Difficulties in A/B Testing

Being able to determine the statistical significance of performance differences in A/B test results is valuable. However, there are many other factors to consider to ensure your A/B tests are successful. In the real world, designing, running, and drawing conclusions from an A/B test to lead you to the right decisions can be tricky.

In the following quizzes, you'll find three scenarios where Audacity conducted an A/B test that led to a poor decision. Think about what went wrong and what could've been done to avoid these outcomes.

Scenario #1

EXPERIMENT: Audacity tests a new layout in the classroom to see if it would help engage students. After running an A/B test for two weeks, they find that average classroom times and completion rates decrease with the new layout, and decide against launching the change.
REALITY: What they don't know, is that the classroom times and completion rates actually increase significantly for new students using the new layout. In the long run, the layout would help existing students too, but they are currently experiencing change aversion.

SOLUTION:

The experiment included existing users who would bias results in a short time frame.
The experiment wasn't run long enough to allow existing users to adjust to the change.

Scenario #2

EXPERIMENT: Audacity tests a new feature on their landing page that guides users through their course selection process and makes recommendations. After running an A/B test for a month, they find that the click through rates on course pages increase (enrollment rates increase) with the new feature, and decide to launch the change.
REALITY: What they don't know, is that although the number of total enrollments increase with the new feature, the courses they are purchasing are almost exclusively shorter and cheaper courses, which brings down the revenue for Audacity. It turns out the feature is leading more students to choose more courses with smaller commitments.

SOLUTION:

Enrollment rates alone was not the best metric for this experiment.
Their metric(s) didn't account for revenue, which is ultimately what they want to increase with their decision.

Scenario #3

EXPERIMENT: Audacity tests a new description for a difficult course that gets very few enrollments. They hope this description is more exciting and motivates students to take it. After running an A/B test for five weeks, they find that the enrollment rate increases with the new description, and decide to launch the change.
REALITY: What they don't know, is that although the enrollment rate appears to increase with the new description, the results from this A/B test are unreliable and largely due to chance, because fewer than 40 out of thousands of visitors enrolled during this experiment. This makes even one new student for the course substantially impact the results and potentially even the conclusion.

SOLUTION:

This course page had too little traffic and conversions to produce significant and repeatable results in this time frame.

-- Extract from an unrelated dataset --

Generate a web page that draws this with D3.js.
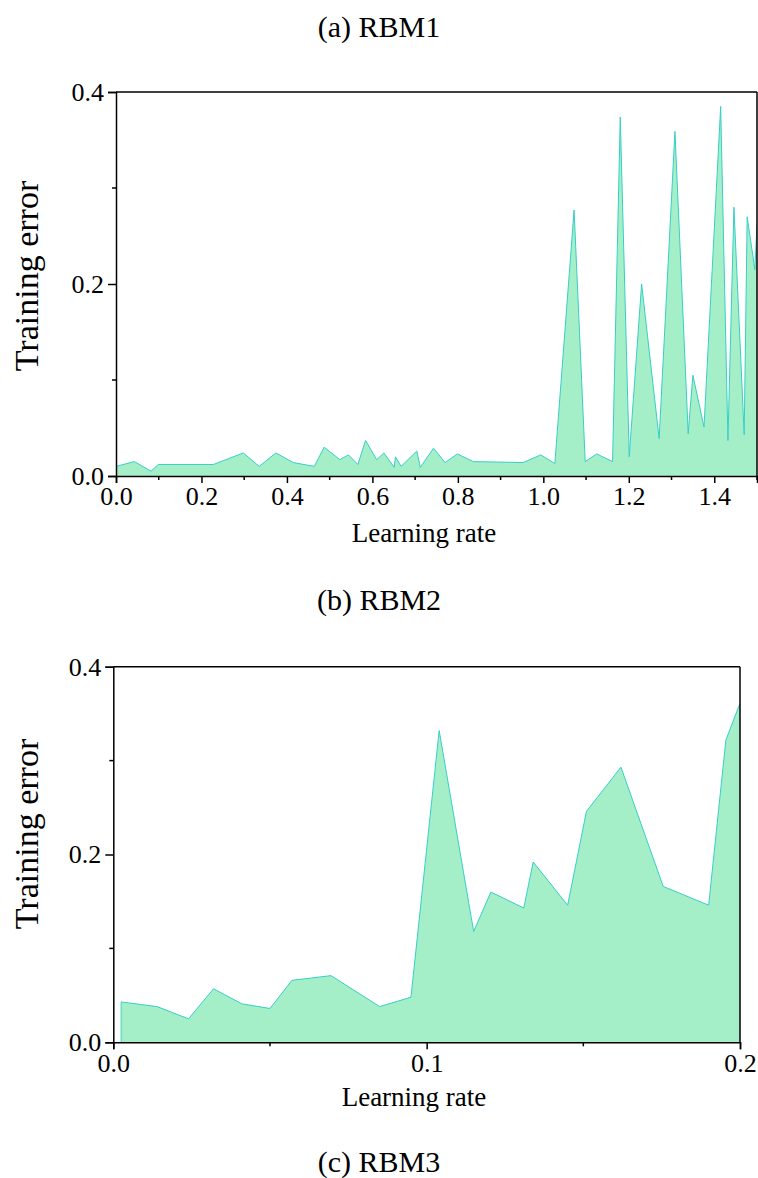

Difficulties in A/B Testing

As you saw in the scenarios above, there are many factors to consider when designing an A/B test and drawing conclusions based on its results. To conclude, here are some common ones to consider.

Novelty effect and change aversion when existing users first experience a change
Sufficient traffic and conversions to have significant and repeatable results
Best metric choice for making the ultimate decision (eg. measuring revenue vs. clicks)
Long enough run time for the experiment to account for changes in behavior based on time of day/week or seasonal events.
Practical significance of a conversion rate (the cost of launching a new feature vs. the gain from the increase in conversion)
Consistency among test subjects in the control and experiment group (imbalance in the population represented in each group can lead to situations like Simpson's Paradox)